Y con Náufrago, otro negro zaino pero de 403 e igual de ridículo de cuerna, Mateos intentó la chicuelina pero el peludo lo arrolló; quiso hacerle el péndulo en los medios pero el moro nunca acudió a la cita, fue por él a tablas y resultó atropellado como en los posteriores intentos de torearlo en redondo. Por suerte lo mató al tercer viaje de media en buen sitio y la gente salió comentando lo bien que había estado la banda del maestro Reynaldo Vázquez Martínez durante el intermedio por la lluvia y luego lo mal que se oía el silencio cuando, tras la muerte del cuarto y del quinto, los filarmónicos se tardaron siglos en arrancar. Quizá porque a ellos también los había adormilado la mezcla de frío y tedio, sobre todo tedio, que ancló la tarde al olvido.

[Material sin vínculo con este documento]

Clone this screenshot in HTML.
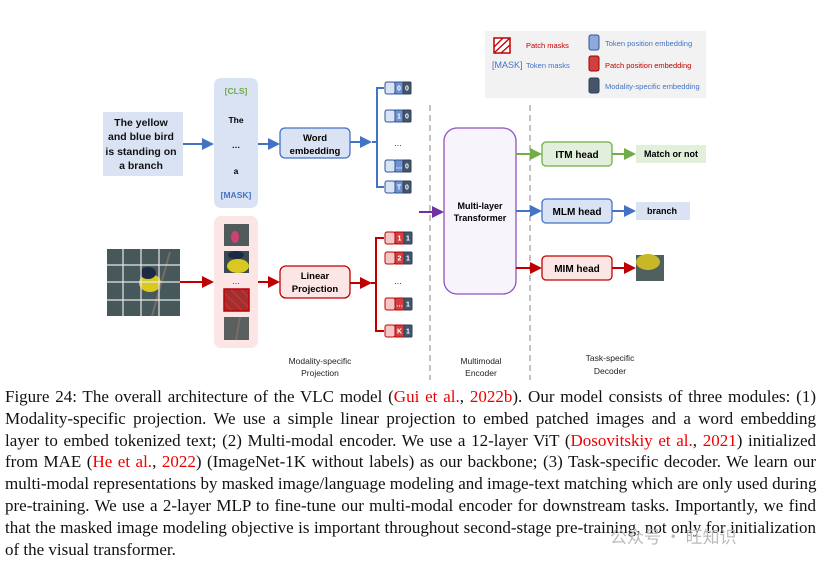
<!DOCTYPE html>
<html><head><meta charset="utf-8"><style>
html,body{margin:0;padding:0;background:#fff;width:827px;height:563px;overflow:hidden;position:relative}
svg{position:absolute;left:0;top:0}
.cap{position:absolute;left:5px;top:386px;width:811px;font-family:"Liberation Serif",serif;font-size:17px;line-height:21.8px;color:#111}
.cap div{text-align:justify;text-align-last:justify;white-space:nowrap;height:21.8px}
.cap div.l{text-align-last:left}
.cap span{color:#e00}
.wm{position:absolute;left:610px;top:523px;font-family:"Noto Sans CJK SC",sans-serif;font-size:17px;color:#bbb}
</style></head><body>
<svg width="827" height="380" viewBox="0 0 827 380" font-family="Liberation Sans, sans-serif">
<defs>
<marker id="ab" markerWidth="6" markerHeight="6" refX="5" refY="3" orient="auto"><path d="M0,0 L6,3 L0,6z" fill="#4472c4"/></marker>
<marker id="ar" markerWidth="6" markerHeight="6" refX="5" refY="3" orient="auto"><path d="M0,0 L6,3 L0,6z" fill="#c00000"/></marker>
<marker id="ag" markerWidth="6" markerHeight="6" refX="5" refY="3" orient="auto"><path d="M0,0 L6,3 L0,6z" fill="#70ad47"/></marker>
<marker id="ap" markerWidth="6" markerHeight="6" refX="5" refY="3" orient="auto"><path d="M0,0 L6,3 L0,6z" fill="#7030a0"/></marker>
<pattern id="hatch" width="7" height="7" patternUnits="userSpaceOnUse" patternTransform="rotate(-45)"><rect width="7" height="7" fill="#a03030"/><line x1="0" y1="0" x2="0" y2="7" stroke="#e03030" stroke-width="2"/></pattern>
</defs>
<rect x="485" y="31" width="221" height="67" fill="#f2f2f2"/>
<rect x="494" y="38" width="16" height="15" fill="#fff" stroke="#c00000" stroke-width="1.5"/>
<path d="M494,47 L503,38 M494,53 L510,38 M501,53 L510,45" stroke="#c00000" stroke-width="1.3"/>
<text x="526" y="48" font-size="7.5" fill="#c00000">Patch masks</text>
<text x="492" y="68" font-size="9" fill="#4472c4">[MASK]</text>
<text x="526" y="68" font-size="7.5" fill="#4472c4">Token masks</text>
<rect x="589" y="35" width="10" height="15" rx="2" fill="#8eaadb" stroke="#2f5597"/>
<text x="605" y="46" font-size="7.5" fill="#4472c4">Token position embedding</text>
<rect x="589" y="56" width="10" height="15" rx="2" fill="#d04040" stroke="#a00000"/>
<text x="605" y="68" font-size="7.5" fill="#c00000">Patch position embedding</text>
<rect x="589" y="78" width="10" height="15" rx="2" fill="#44546a" stroke="#2f3f55"/>
<text x="605" y="89" font-size="7.5" fill="#4472c4">Modality-specific embedding</text>
<rect x="103" y="112" width="80" height="64" fill="#dae3f3"/>
<g font-size="10.5" font-weight="bold" text-anchor="middle" fill="#111">
<text x="141" y="126">The yellow</text><text x="141" y="140">and blue bird</text><text x="141" y="155">is standing on</text><text x="141" y="169">a branch</text></g>
<line x1="183" y1="144" x2="212" y2="144" stroke="#4472c4" stroke-width="2" marker-end="url(#ab)"/>
<rect x="214" y="78" width="44" height="130" rx="7" fill="#dae3f3"/>
<g font-size="8.5" font-weight="bold" text-anchor="middle">
<text x="236" y="94" fill="#70ad47">[CLS]</text><text x="236" y="123">The</text><text x="236" y="148">…</text><text x="236" y="174">a</text><text x="236" y="198" fill="#4472c4">[MASK]</text></g>
<line x1="258" y1="144" x2="278" y2="144" stroke="#4472c4" stroke-width="2" marker-end="url(#ab)"/>
<rect x="280" y="128" width="70" height="30" rx="5" fill="#dae3f3" stroke="#4472c4" stroke-width="1.3"/>
<text x="315" y="141" font-size="9.5" font-weight="bold" text-anchor="middle">Word</text>
<text x="315" y="154" font-size="9.5" font-weight="bold" text-anchor="middle">embedding</text>
<line x1="350" y1="142" x2="370" y2="142" stroke="#4472c4" stroke-width="2" marker-end="url(#ab)"/>
<path d="M384,88 H377 V187 H384 M372,142 H377" fill="none" stroke="#4472c4" stroke-width="2"/>
<text x="398" y="146" font-size="8" text-anchor="middle">…</text>
<g font-size="7" font-weight="bold" text-anchor="middle" fill="#fff">
<g transform="translate(0,88)"><rect x="385" y="-6" width="10" height="12" rx="2" fill="#dae3f3" stroke="#2f5597"/><rect x="395" y="-6" width="8" height="12" fill="#6f93d0" stroke="#2f5597"/><rect x="403" y="-6" width="8" height="12" rx="1" fill="#44546a" stroke="#2f3f55"/><text x="399" y="2.5">0</text><text x="407" y="2.5">0</text></g>
<g transform="translate(0,116)"><rect x="385" y="-6" width="10" height="12" rx="2" fill="#dae3f3" stroke="#2f5597"/><rect x="395" y="-6" width="8" height="12" fill="#6f93d0" stroke="#2f5597"/><rect x="403" y="-6" width="8" height="12" rx="1" fill="#44546a" stroke="#2f3f55"/><text x="399" y="2.5">1</text><text x="407" y="2.5">0</text></g>
<g transform="translate(0,166)"><rect x="385" y="-6" width="10" height="12" rx="2" fill="#dae3f3" stroke="#2f5597"/><rect x="395" y="-6" width="8" height="12" fill="#6f93d0" stroke="#2f5597"/><rect x="403" y="-6" width="8" height="12" rx="1" fill="#44546a" stroke="#2f3f55"/><text x="399" y="2.5">…</text><text x="407" y="2.5">0</text></g>
<g transform="translate(0,187)"><rect x="385" y="-6" width="10" height="12" rx="2" fill="#dae3f3" stroke="#2f5597"/><rect x="395" y="-6" width="8" height="12" fill="#6f93d0" stroke="#2f5597"/><rect x="403" y="-6" width="8" height="12" rx="1" fill="#44546a" stroke="#2f3f55"/><text x="399" y="2.5">T</text><text x="407" y="2.5">0</text></g>
</g>
<rect x="107" y="249" width="73" height="67" fill="#46585a"/>
<ellipse cx="150" cy="283" rx="11" ry="9" fill="#d8c820"/>
<ellipse cx="148" cy="273" rx="8" ry="6" fill="#1c2a44"/>
<line x1="170" y1="252" x2="152" y2="316" stroke="#7a6a6a" stroke-width="2"/>
<g stroke="#e8e8e8" stroke-width="1.2"><line x1="107" y1="265" x2="180" y2="265"/><line x1="107" y1="282" x2="180" y2="282"/><line x1="107" y1="300" x2="180" y2="300"/><line x1="123" y1="249" x2="123" y2="316"/><line x1="141" y1="249" x2="141" y2="316"/><line x1="159" y1="249" x2="159" y2="316"/></g>
<line x1="180" y1="282" x2="212" y2="282" stroke="#c00000" stroke-width="2" marker-end="url(#ar)"/>
<rect x="214" y="216" width="44" height="132" rx="7" fill="#fbe5e5"/>
<rect x="224" y="224" width="25" height="22" fill="#505a5a"/><ellipse cx="235" cy="237" rx="4" ry="6" fill="#d04070"/>
<rect x="224" y="251" width="25" height="22" fill="#3a4a50"/><ellipse cx="238" cy="266" rx="11" ry="7" fill="#d8c820"/><ellipse cx="236" cy="255" rx="8" ry="4" fill="#1c2a44"/>
<text x="236" y="284" font-size="8" text-anchor="middle">…</text>
<rect x="224" y="289" width="25" height="22" fill="url(#hatch)" stroke="#c00000" stroke-width="1.5"/>
<rect x="224" y="317" width="25" height="23" fill="#5a6060"/><line x1="240" y1="317" x2="236" y2="340" stroke="#7a6a6a" stroke-width="2"/>
<line x1="258" y1="282" x2="278" y2="282" stroke="#c00000" stroke-width="2" marker-end="url(#ar)"/>
<rect x="280" y="266" width="70" height="32" rx="6" fill="#fbe5e5" stroke="#c00000" stroke-width="1.3"/>
<text x="315" y="279" font-size="9.5" font-weight="bold" text-anchor="middle">Linear</text>
<text x="315" y="292" font-size="9.5" font-weight="bold" text-anchor="middle">Projection</text>
<line x1="350" y1="283" x2="370" y2="283" stroke="#c00000" stroke-width="2" marker-end="url(#ar)"/>
<path d="M384,238 H376 V331 H384 M371,283 H376" fill="none" stroke="#c00000" stroke-width="2"/>
<text x="398" y="284" font-size="8" text-anchor="middle">…</text>
<g font-size="7" font-weight="bold" text-anchor="middle" fill="#fff">
<g transform="translate(0,238)"><rect x="385" y="-6" width="10" height="12" rx="2" fill="#f4c7c7" stroke="#c00000"/><rect x="395" y="-6" width="9" height="12" fill="#d04040" stroke="#c00000"/><rect x="404" y="-6" width="8" height="12" rx="1" fill="#44546a" stroke="#2f3f55"/><text x="399.5" y="2.5">1</text><text x="408" y="2.5">1</text></g>
<g transform="translate(0,258)"><rect x="385" y="-6" width="10" height="12" rx="2" fill="#f4c7c7" stroke="#c00000"/><rect x="395" y="-6" width="9" height="12" fill="#d04040" stroke="#c00000"/><rect x="404" y="-6" width="8" height="12" rx="1" fill="#44546a" stroke="#2f3f55"/><text x="399.5" y="2.5">2</text><text x="408" y="2.5">1</text></g>
<g transform="translate(0,304)"><rect x="385" y="-6" width="10" height="12" rx="2" fill="#f4c7c7" stroke="#c00000"/><rect x="395" y="-6" width="9" height="12" fill="#d04040" stroke="#c00000"/><rect x="404" y="-6" width="8" height="12" rx="1" fill="#44546a" stroke="#2f3f55"/><text x="399.5" y="2.5">…</text><text x="408" y="2.5">1</text></g>
<g transform="translate(0,331)"><rect x="385" y="-6" width="10" height="12" rx="2" fill="#f4c7c7" stroke="#c00000"/><rect x="395" y="-6" width="9" height="12" fill="#d04040" stroke="#c00000"/><rect x="404" y="-6" width="8" height="12" rx="1" fill="#44546a" stroke="#2f3f55"/><text x="399.5" y="2.5">K</text><text x="408" y="2.5">1</text></g>
</g>
<line x1="430" y1="105" x2="430" y2="380" stroke="#999" stroke-width="1.2" stroke-dasharray="6,4"/>
<line x1="530" y1="105" x2="530" y2="380" stroke="#999" stroke-width="1.2" stroke-dasharray="6,4"/>
<line x1="419" y1="212" x2="442" y2="212" stroke="#7030a0" stroke-width="2" marker-end="url(#ap)"/>
<rect x="444" y="128" width="72" height="166" rx="13" fill="#f8f4fc" stroke="#9050c0" stroke-width="1.3"/>
<text x="480" y="209" font-size="9" font-weight="bold" text-anchor="middle">Multi-layer</text>
<text x="480" y="221" font-size="9" font-weight="bold" text-anchor="middle">Transformer</text>
<line x1="516" y1="154" x2="540" y2="154" stroke="#70ad47" stroke-width="2" marker-end="url(#ag)"/>
<rect x="542" y="142" width="70" height="24" rx="4" fill="#e2efda" stroke="#70ad47" stroke-width="1.3"/>
<text x="577" y="158" font-size="10" font-weight="bold" text-anchor="middle">ITM head</text>
<line x1="612" y1="154" x2="634" y2="154" stroke="#70ad47" stroke-width="2" marker-end="url(#ag)"/>
<rect x="636" y="145" width="70" height="18" fill="#e2efda"/>
<text x="671" y="157" font-size="9" font-weight="bold" text-anchor="middle">Match or not</text>
<line x1="516" y1="211" x2="540" y2="211" stroke="#4472c4" stroke-width="2" marker-end="url(#ab)"/>
<rect x="542" y="199" width="70" height="24" rx="4" fill="#dae3f3" stroke="#4472c4" stroke-width="1.3"/>
<text x="577" y="215" font-size="10" font-weight="bold" text-anchor="middle">MLM head</text>
<line x1="612" y1="211" x2="634" y2="211" stroke="#4472c4" stroke-width="2" marker-end="url(#ab)"/>
<rect x="636" y="202" width="54" height="18" fill="#dae3f3"/>
<text x="662" y="214" font-size="9" font-weight="bold" text-anchor="middle">branch</text>
<line x1="516" y1="268" x2="540" y2="268" stroke="#c00000" stroke-width="2" marker-end="url(#ar)"/>
<rect x="542" y="256" width="70" height="24" rx="4" fill="#fbe5e5" stroke="#c00000" stroke-width="1.3"/>
<text x="577" y="272" font-size="10" font-weight="bold" text-anchor="middle">MIM head</text>
<line x1="612" y1="268" x2="634" y2="268" stroke="#c00000" stroke-width="2" marker-end="url(#ar)"/>
<rect x="636" y="255" width="28" height="26" fill="#50605e"/><ellipse cx="648" cy="262" rx="12" ry="8" fill="#c8b828"/>
<g font-size="8.5" text-anchor="middle" fill="#222">
<text x="320" y="364">Modality-specific</text><text x="320" y="376">Projection</text>
<text x="481" y="364">Multimodal</text><text x="481" y="376">Encoder</text>
<text x="610" y="361">Task-specific</text><text x="610" y="374">Decoder</text></g>
</svg>
<div class="cap">
<div>Figure 24: The overall architecture of the VLC model (<span>Gui et al.</span>, <span>2022b</span>). Our model consists of three modules: (1)</div>
<div>Modality-specific projection. We use a simple linear projection to embed patched images and a word embedding</div>
<div>layer to embed tokenized text; (2) Multi-modal encoder. We use a 12-layer ViT (<span>Dosovitskiy et al.</span>, <span>2021</span>) initialized</div>
<div>from MAE (<span>He et al.</span>, <span>2022</span>) (ImageNet-1K without labels) as our backbone; (3) Task-specific decoder. We learn our</div>
<div>multi-modal representations by masked image/language modeling and image-text matching which are only used during</div>
<div>pre-training. We use a 2-layer MLP to fine-tune our multi-modal encoder for downstream tasks. Importantly, we find</div>
<div>that the masked image modeling objective is important throughout second-stage pre-training, not only for initialization</div>
<div class="l">of the visual transformer.</div>
</div>
<div class="wm">公众号 · 旺知识</div>
</body></html>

En su segunda actuación, el juez Gilberto Ruiz Torres reincidió en los detalles canallescos de su presentación: aprobó una res que la gente pitó por chica, por su falta de trapío y su cabeza abecerrada, pero se puso extremadamente enérgico al empuñar el micrófono y anunciar una multa en perjuicio del Gordo Morales, cuando el varilarguero, montado en un jamelgo tambaleante que ya había sido derribado y al que se le doblaban las patas y se paraba de manos porque la Plaza México ya no tiene caballos de pica, no obedeció su indicación de retirar la puya del morrillo de Soberano, porque si lo hubiera hecho se habría caído de nuevo.